Omit every picture, and retype the lines that run from the beginning of the data below through the line containing "import matplotlib.transforms as mtransforms", inclusive.

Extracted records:
▬▬▬

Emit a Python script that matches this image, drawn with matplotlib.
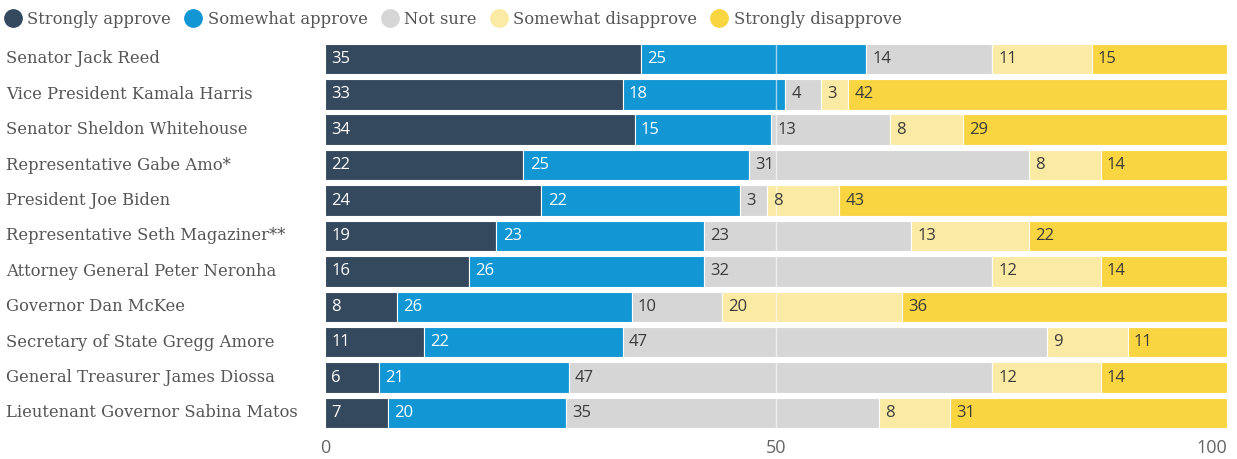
import matplotlib
matplotlib.use("Agg")
import matplotlib.pyplot as plt
from matplotlib.lines import Line2D
import matplotlib.transforms as mtransforms

# Approval ratings of Rhode Island officials (percent)
officials = [
    "Senator Jack Reed",
    "Vice President Kamala Harris",
    "Senator Sheldon Whitehouse",
    "Representative Gabe Amo*",
    "President Joe Biden",
    "Representative Seth Magaziner**",
    "Attorney General Peter Neronha",
    "Governor Dan McKee",
    "Secretary of State Gregg Amore",
    "General Treasurer James Diossa",
    "Lieutenant Governor Sabina Matos",
]
strongly_approve = [35, 33, 34, 22, 24, 19, 16, 8, 11, 6, 7]
somewhat_approve = [25, 18, 15, 25, 22, 23, 26, 26, 22, 21, 20]
not_sure = [14, 4, 13, 31, 3, 23, 32, 10, 47, 47, 35]
somewhat_disapprove = [11, 3, 8, 8, 8, 13, 12, 20, 9, 12, 8]
strongly_disapprove = [15, 42, 29, 14, 43, 22, 14, 36, 11, 14, 31]

series_names = ["Strongly approve", "Somewhat approve", "Not sure",
                "Somewhat disapprove", "Strongly disapprove"]
series_values = [strongly_approve, somewhat_approve, not_sure,
                 somewhat_disapprove, strongly_disapprove]
colors = ["#35495e", "#1396d4", "#d6d6d6", "#fbeaa3", "#f9d641"]
label_colors = ["white", "white", "#3a3a3a", "#3a3a3a", "#3a3a3a"]

x_ticks = [0, 50, 100]

SERIF = "DejaVu Serif"
SANS = "Open Sans"

fig = plt.figure(figsize=(12.37, 4.59), dpi=100)
ax = fig.add_axes([325 / 1237, 0.0617, 902 / 1237, 0.8486])

n = len(officials)
ypos = list(range(n))
# Each row is scaled so its rounded shares fill the 0-100 range
row_totals = [sum(v) for v in zip(*series_values)]
lefts = [0.0] * n
for name, vals, col, tcol in zip(series_names, series_values, colors, label_colors):
    widths = [v * 100.0 / t for v, t in zip(vals, row_totals)]
    ax.barh(ypos, widths, left=lefts, height=0.86, color=col,
            edgecolor="white", linewidth=0.8, zorder=2)
    for y, l, v in zip(ypos, lefts, vals):
        ax.annotate(str(v), xy=(l, y), xytext=(4.5, 0), textcoords="offset points",
                    ha="left", va="center", color=tcol, fontsize=12,
                    family=SANS, zorder=4)
    lefts = [a + b for a, b in zip(lefts, widths)]

ax.axvline(50, color="white", lw=1, alpha=0.6, zorder=3)

ax.set_xlim(0, 100)
ax.set_ylim(n - 0.5, -0.5)
ax.set_yticks([])
ax.set_xticks(x_ticks)
ax.set_xticklabels([str(t) for t in x_ticks], family=SANS, fontsize=13, color="#666666")
ax.get_xticklabels()[-1].set_ha("right")
ax.tick_params(axis="x", length=0, pad=6)
for s in ax.spines.values():
    s.set_visible(False)

# Row labels, left-aligned at the figure edge
trans = mtransforms.blended_transform_factory(fig.transFigure, ax.transData)
for y, name in zip(ypos, officials):
    ax.text(6 / 1237, y, name, transform=trans, ha="left", va="center",
            fontsize=11.8, family=SERIF, color="#555555")

handles = [Line2D([], [], marker="o", linestyle="none", markersize=12.5,
                  markerfacecolor=c, markeredgecolor=c) for c in colors]
leg = fig.legend(handles, series_names, loc="upper left", bbox_to_anchor=(-0.0095, 1.009),
                 ncol=5, frameon=False, handletextpad=0.28, columnspacing=0.75,
                 handlelength=1.2, prop={"family": SERIF, "size": 11.8})
for t in leg.get_texts():
    t.set_color("#555555")

fig.savefig("out.png", dpi=100)
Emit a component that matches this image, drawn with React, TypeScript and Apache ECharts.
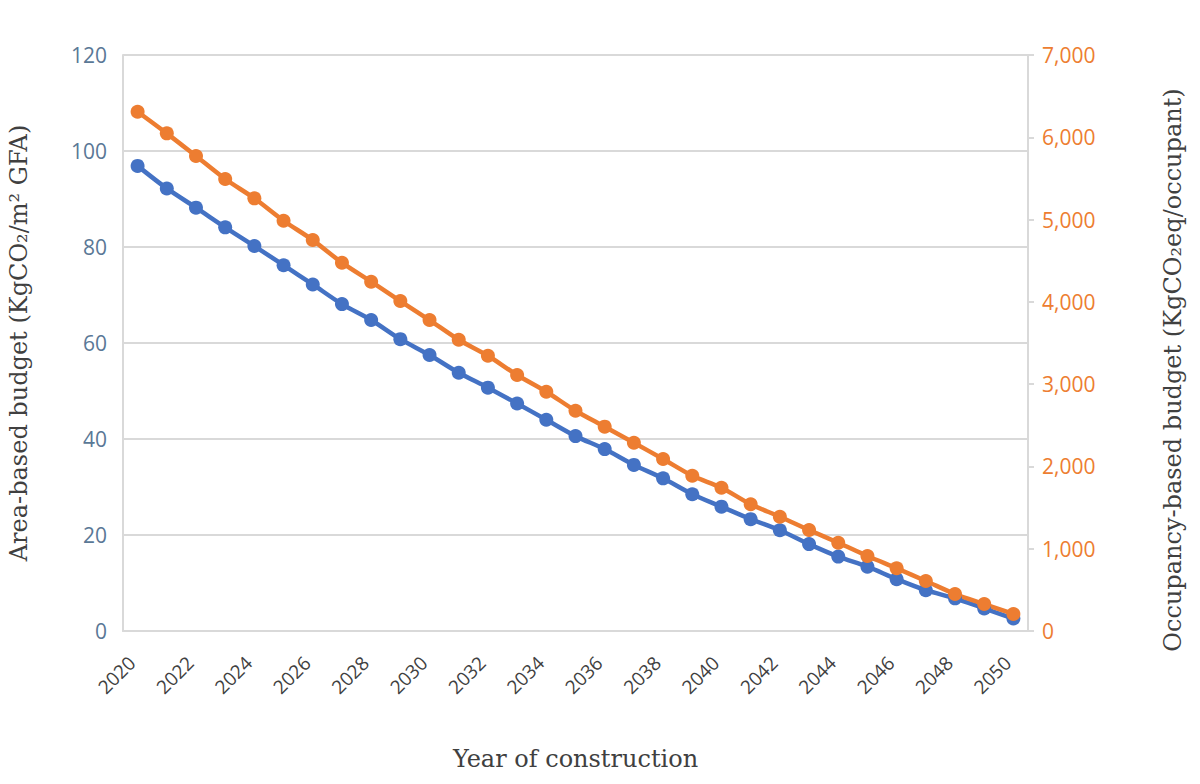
import React, { useEffect, useRef } from "react";
import * as echarts from "echarts";

const years: string[] = Array.from({ length: 31 }, (_, i) => String(2020 + i));

// Area-based budget, kgCO2/m² GFA
const areaBudget: number[] = [
  96.9, 92.2, 88.2, 84.1, 80.2, 76.2, 72.2, 68.1, 64.8, 60.8,
  57.5, 53.8, 50.7, 47.4, 44.0, 40.6, 37.9, 34.6, 31.8, 28.5,
  25.9, 23.3, 21.0, 18.1, 15.5, 13.4, 10.8, 8.5, 6.8, 4.7, 2.6,
];

// Occupancy-based budget, kgCO2eq/occupant
const occupancyBudget: number[] = [
  6311, 6048, 5772, 5493, 5258, 4986, 4751, 4476, 4245, 4010,
  3779, 3540, 3345, 3111, 2908, 2677, 2483, 2288, 2090, 1887,
  1741, 1540, 1389, 1227, 1073, 911, 762, 608, 450, 328, 207,
];

const BLUE = "#4472C4";
const ORANGE = "#ED7D31";
const GRID = "#d9d9d9";
const TITLE_FONT = { fontFamily: "DejaVu Serif", fontSize: 24, color: "#404040" };

export default function App() {
  const ref = useRef<HTMLDivElement>(null);

  useEffect(() => {
    if (!ref.current) return;
    const chart = echarts.init(ref.current, null, { renderer: "svg" });
    chart.setOption({
      animation: false,
      backgroundColor: "#ffffff",
      grid: { left: 123, right: 172, top: 55, bottom: 153, outerBoundsMode: "none", containLabel: false },
      xAxis: {
        type: "category",
        data: years,
        boundaryGap: true,
        name: "Year of construction",
        nameLocation: "middle",
        nameGap: 116,
        nameTextStyle: TITLE_FONT,
        axisLine: { lineStyle: { color: GRID, width: 2 } },
        axisTick: { show: false },
        axisLabel: {
          interval: 1,
          rotate: 45,
          margin: 23,
          padding: [0, 8, 0, 0],
          fontFamily: "Open Sans",
          fontSize: 19,
          color: "#404040",
        },
        splitLine: { show: false },
      },
      yAxis: [
        {
          type: "value",
          min: 0,
          max: 120,
          interval: 20,
          position: "left",
          name: "Area-based budget (KgCO₂/m² GFA)",
          nameLocation: "middle",
          nameGap: 92,
          nameTextStyle: TITLE_FONT,
          axisLine: { show: true, lineStyle: { color: GRID, width: 2 } },
          axisTick: { show: false },
          axisLabel: {
            margin: 16,
            fontFamily: "Open Sans",
            fontSize: 21,
            color: "#5a7896",
          },
          splitLine: { show: true, lineStyle: { color: GRID, width: 2 } },
        },
        {
          type: "value",
          min: 0,
          max: 7000,
          interval: 1000,
          position: "right",
          name: "Occupancy-based budget (KgCO₂eq/occupant)",
          nameLocation: "middle",
          nameGap: 133,
          nameTextStyle: { ...TITLE_FONT, padding: [0, 54, 0, 0] },
          axisLine: { show: true, lineStyle: { color: GRID, width: 2 } },
          axisTick: { show: true, length: 6, lineStyle: { color: GRID, width: 2 } },
          axisLabel: {
            margin: 14,
            fontFamily: "Open Sans",
            fontSize: 21,
            color: ORANGE,
            formatter: (v: number) => v.toLocaleString("en-US"),
          },
          splitLine: { show: false },
        },
      ],
      series: [
        {
          name: "Area-based budget",
          type: "line",
          yAxisIndex: 0,
          data: areaBudget,
          smooth: 0.3,
          symbol: "circle",
          symbolSize: 14,
          lineStyle: { color: BLUE, width: 4.5 },
          itemStyle: { color: BLUE },
        },
        {
          name: "Occupancy-based budget",
          type: "line",
          yAxisIndex: 1,
          data: occupancyBudget,
          smooth: 0.3,
          symbol: "circle",
          symbolSize: 14,
          lineStyle: { color: ORANGE, width: 4.5 },
          itemStyle: { color: ORANGE },
        },
      ],
    });
    return () => chart.dispose();
  }, []);

  return <div ref={ref} style={{ width: 1200, height: 784, position: "absolute", left: 0, top: 0 }} />;
}
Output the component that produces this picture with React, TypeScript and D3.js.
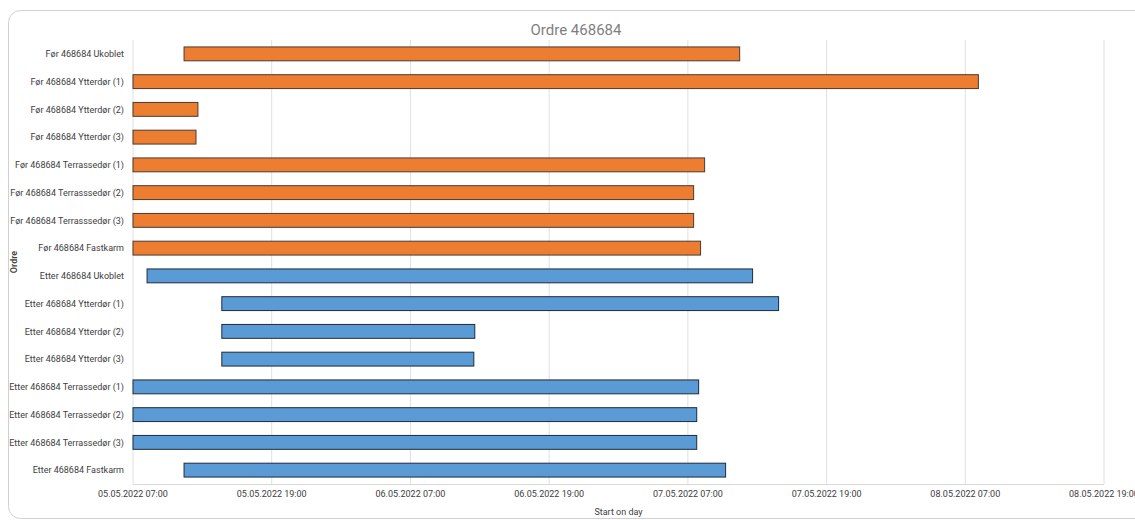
import React from "react";
import * as d3 from "d3";

const categories: string[] = [
  "Før 468684 Ukoblet",
  "Før 468684 Ytterdør (1)",
  "Før 468684 Ytterdør (2)",
  "Før 468684 Ytterdør (3)",
  "Før 468684 Terrassedør (1)",
  "Før 468684 Terrasssedør (2)",
  "Før 468684 Terrasssedør (3)",
  "Før 468684 Fastkarm",
  "Etter 468684 Ukoblet",
  "Etter 468684 Ytterdør (1)",
  "Etter 468684 Ytterdør (2)",
  "Etter 468684 Ytterdør (3)",
  "Etter 468684 Terrassedør (1)",
  "Etter 468684 Terrassedør (2)",
  "Etter 468684 Terrassedør (3)",
  "Etter 468684 Fastkarm",
];

const starts: string[] = [
  "2022-05-05T11:25", "2022-05-05T07:00", "2022-05-05T07:00", "2022-05-05T07:00",
  "2022-05-05T07:00", "2022-05-05T07:00", "2022-05-05T07:00", "2022-05-05T07:00",
  "2022-05-05T08:13", "2022-05-05T14:41", "2022-05-05T14:41", "2022-05-05T14:41",
  "2022-05-05T07:00", "2022-05-05T07:00", "2022-05-05T07:00", "2022-05-05T11:25",
];

const ends: string[] = [
  "2022-05-07T11:29", "2022-05-08T08:08", "2022-05-05T12:37", "2022-05-05T12:27",
  "2022-05-07T08:27", "2022-05-07T07:30", "2022-05-07T07:30", "2022-05-07T08:06",
  "2022-05-07T12:36", "2022-05-07T14:51", "2022-05-06T12:34", "2022-05-06T12:29",
  "2022-05-07T07:56", "2022-05-07T07:46", "2022-05-07T07:46", "2022-05-07T10:16",
];

const groups: string[] = [
  "Før", "Før", "Før", "Før", "Før", "Før", "Før", "Før",
  "Etter", "Etter", "Etter", "Etter", "Etter", "Etter", "Etter", "Etter",
];

const tickLabels: string[] = [
  "2022-05-05T07:00", "2022-05-05T19:00", "2022-05-06T07:00", "2022-05-06T19:00",
  "2022-05-07T07:00", "2022-05-07T19:00", "2022-05-08T07:00", "2022-05-08T19:00",
];

const title = "Ordre 468684";
const xTitle = "Start on day";
const yTitle = "Ordre";

const parse = (s: string) => new Date(s);
const fmt = d3.timeFormat("%d.%m.%Y %H:%M");

export default function App() {
  const W = 1135, H = 520;
  const left = 133, right = 1104, top = 40, bottom = 484;
  const ticks = tickLabels.map(parse);
  const x = d3.scaleTime().domain([ticks[0], ticks[ticks.length - 1]]).range([left, right]);
  const y = d3.scaleBand<string>().domain(categories).range([top, bottom]).paddingInner(0.5).paddingOuter(0.25);
  const font = "Roboto, 'Liberation Sans', sans-serif";
  const colors: Record<string, string> = { "Før": "#ED7D31", "Etter": "#5B9BD5" };
  const strokes: Record<string, string> = { "Før": "#4a3a30", "Etter": "#1f2a3a" };

  return (
    <svg width={W} height={H} style={{ position: "absolute", left: 0, top: 0, background: "#fff" }}>
      <rect x={8.5} y={10.5} width={1140} height={508} rx={12} fill="#fff" stroke="#d0d0d0" />
      <text x={576} y={35} textAnchor="middle" fontFamily={font} fontSize={15} fill="#7f7f7f">{title}</text>
      {ticks.map((t, i) => (
        <line key={"g" + i} x1={x(t)} x2={x(t)} y1={top} y2={bottom} stroke="#e0e0e0" strokeWidth={1} />
      ))}
      <line x1={left} x2={right} y1={bottom + 0.5} y2={bottom + 0.5} stroke="#d9d9d9" />
      {categories.map((c, i) => {
        const x0 = x(parse(starts[i]));
        const x1 = x(parse(ends[i]));
        return (
          <rect key={"b" + i} x={x0} y={y(c)!} width={x1 - x0} height={y.bandwidth()}
            fill={colors[groups[i]]} stroke={strokes[groups[i]]} strokeWidth={1} />
        );
      })}
      {categories.map((c, i) => (
        <text key={"l" + i} x={left - 9} y={y(c)! + y.bandwidth() / 2} dy="0.35em" textAnchor="end"
          fontFamily={font} fontSize={9} fill="#404040">{c}</text>
      ))}
      {ticks.map((t, i) => (
        <text key={"t" + i} x={x(t)} y={497} textAnchor="middle" fontFamily={font} fontSize={9} fill="#404040">{fmt(t)}</text>
      ))}
      <text x={(left + right) / 2} y={515} textAnchor="middle" fontFamily={font} fontSize={9} fill="#404040">{xTitle}</text>
      <text transform={`translate(17, ${(top + bottom) / 2}) rotate(-90)`} textAnchor="middle" fontFamily={font} fontSize={9} fontWeight={600} fill="#404040">{yTitle}</text>
    </svg>
  );
}
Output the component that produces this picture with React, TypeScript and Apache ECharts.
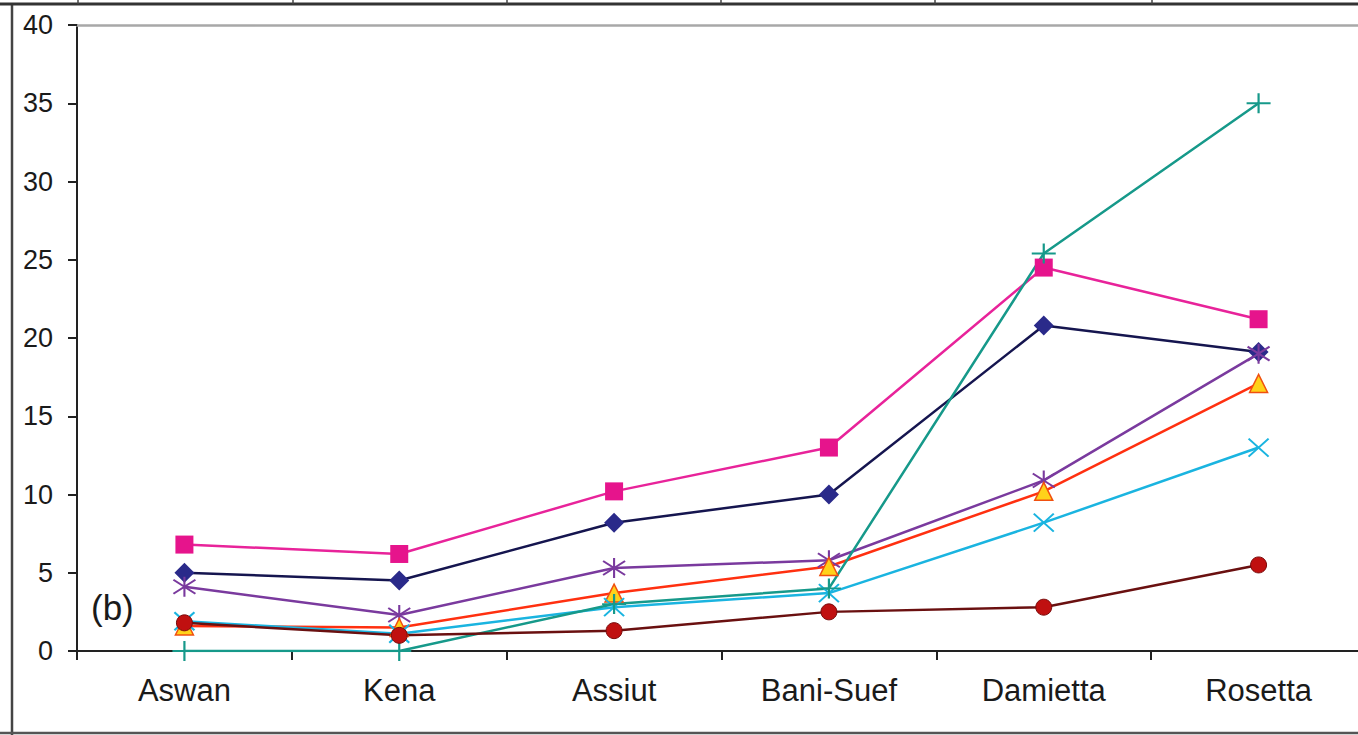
import React, { useEffect, useRef } from "react";
import * as echarts from "echarts";

const categories = ["Aswan", "Kena", "Assiut", "Bani-Suef", "Damietta", "Rosetta"];
const yTicks = [0, 5, 10, 15, 20, 25, 30, 35, 40];

const pinkSquare = [6.8, 6.2, 10.2, 13.0, 24.5, 21.2];
const navyDiamond = [5.0, 4.5, 8.2, 10.0, 20.8, 19.1];
const redTriangle = [1.6, 1.5, 3.7, 5.4, 10.2, 17.1];
const cyanCross = [1.9, 1.1, 2.8, 3.7, 8.2, 13.0];
const purpleStar = [4.1, 2.3, 5.3, 5.8, 10.9, 19.0];
const tealPlus = [0, 0, 3.0, 4.0, 25.4, 35.0];
const darkRedCircle = [1.8, 1.0, 1.3, 2.5, 2.8, 5.5];

const FONT = "'Liberation Sans', Arial, sans-serif";

export default function App() {
  const ref = useRef<HTMLDivElement>(null);
  useEffect(() => {
    if (!ref.current) return;
    const chart = echarts.init(ref.current, null, { renderer: "svg" });
    const stroked = (name: string, data: number[], color: string, path: string, size: number | number[]) => ({
      name,
      type: "line",
      data,
      symbol: path,
      symbolSize: size,
      symbolKeepAspect: false,
      lineStyle: { color, width: 2.5 },
      itemStyle: { color: "rgba(0,0,0,0)", borderColor: color, borderWidth: 2 },
      z: 3,
    });
    chart.setOption({
      animation: false,
      backgroundColor: "#ffffff",
      grid: { left: 77, top: 25, width: 1289, height: 626, containLabel: false },
      xAxis: [
        {
          type: "category",
          data: categories,
          boundaryGap: true,
          position: "bottom",
          axisLine: { lineStyle: { color: "#222", width: 2 } },
          axisTick: { show: true, length: 9, inside: false, lineStyle: { color: "#222", width: 2 } },
          axisLabel: { color: "#1a1a1a", fontSize: 31, fontFamily: FONT, margin: 24 },
          splitLine: { show: false },
        },
        {
          type: "category",
          data: categories,
          position: "top",
          axisLine: { lineStyle: { color: "#a8a8a8", width: 2.5 } },
          axisTick: { show: false },
          axisLabel: { show: false },
          splitLine: { show: false },
        },
      ],
      yAxis: {
        type: "value",
        min: yTicks[0],
        max: yTicks[yTicks.length - 1],
        interval: 5,
        axisLine: { show: true, lineStyle: { color: "#222", width: 2 } },
        axisTick: { show: true, length: 9, lineStyle: { color: "#222", width: 2 } },
        axisLabel: { color: "#1a1a1a", fontSize: 27, fontFamily: FONT, margin: 24 },
        splitLine: { show: false },
      },
      series: [
        {
          name: "Pink",
          type: "line",
          data: pinkSquare,
          symbol: "rect",
          symbolSize: 18,
          lineStyle: { color: "#e8239a", width: 2.5 },
          itemStyle: { color: "#e6148c", borderWidth: 0 },
        },
        {
          name: "Navy",
          type: "line",
          data: navyDiamond,
          symbol: "diamond",
          symbolSize: 20,
          lineStyle: { color: "#15154f", width: 2.5 },
          itemStyle: { color: "#2a2a8a", borderWidth: 0 },
        },
        stroked("Purple", purpleStar, "#7a3a9e", "path://M5,0 L5,10 M0.7,1.5 L9.3,8.5 M9.3,1.5 L0.7,8.5", [22, 20]),
        {
          name: "Red",
          type: "line",
          data: redTriangle,
          symbol: "triangle",
          symbolSize: 18,
          lineStyle: { color: "#ff3010", width: 2.5 },
          itemStyle: { color: "#ffd21a", borderColor: "#f05010", borderWidth: 1.5 },
        },
        stroked("Cyan", cyanCross, "#1ab4e0", "path://M0,0 L10,10 M10,0 L0,10", [20, 18]),
        stroked("Teal", tealPlus, "#16998a", "path://M5,0 L5,10 M0,5 L10,5", [24, 20]),
        {
          name: "DarkRed",
          type: "line",
          data: darkRedCircle,
          symbol: "circle",
          symbolSize: 16,
          lineStyle: { color: "#6a1010", width: 2.5 },
          itemStyle: { color: "#c01010", borderColor: "#7a0a0a", borderWidth: 1 },
        },
      ],
      graphic: [
        { type: "line", shape: { x1: 12, y1: 3, x2: 12, y2: 735 }, style: { stroke: "#444", lineWidth: 2.5 } },
        { type: "line", shape: { x1: 0, y1: 4, x2: 1372, y2: 4 }, style: { stroke: "#333", lineWidth: 3 } },
        { type: "line", shape: { x1: 0, y1: 733, x2: 1372, y2: 733 }, style: { stroke: "#555", lineWidth: 2.5 } },
        { type: "line", shape: { x1: 78, y1: 0, x2: 78, y2: 4 }, style: { stroke: "#444", lineWidth: 1.5 } },
        { type: "line", shape: { x1: 293, y1: 0, x2: 293, y2: 4 }, style: { stroke: "#444", lineWidth: 1.5 } },
        { type: "line", shape: { x1: 507, y1: 0, x2: 507, y2: 4 }, style: { stroke: "#444", lineWidth: 1.5 } },
        { type: "line", shape: { x1: 721, y1: 0, x2: 721, y2: 4 }, style: { stroke: "#444", lineWidth: 1.5 } },
        { type: "line", shape: { x1: 935, y1: 0, x2: 935, y2: 4 }, style: { stroke: "#444", lineWidth: 1.5 } },
        { type: "line", shape: { x1: 1152, y1: 0, x2: 1152, y2: 4 }, style: { stroke: "#444", lineWidth: 1.5 } },
        {
          type: "text",
          left: 91,
          top: 590,
          style: { text: "(b)", fontSize: 35, fontFamily: FONT, fill: "#1a1a1a" },
          z: 10,
        },
      ],
    });
    return () => chart.dispose();
  }, []);
  return (
    <div
      ref={ref}
      style={{ position: "fixed", left: 0, top: 0, width: 1372, height: 735, background: "#fff" }}
    />
  );
}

▬▬▬

• The result:
Emit a Python script that matches this image, drawn with matplotlib.
import matplotlib
matplotlib.use("Agg")
import matplotlib.pyplot as plt
from matplotlib.lines import Line2D
import matplotlib.transforms as mtransforms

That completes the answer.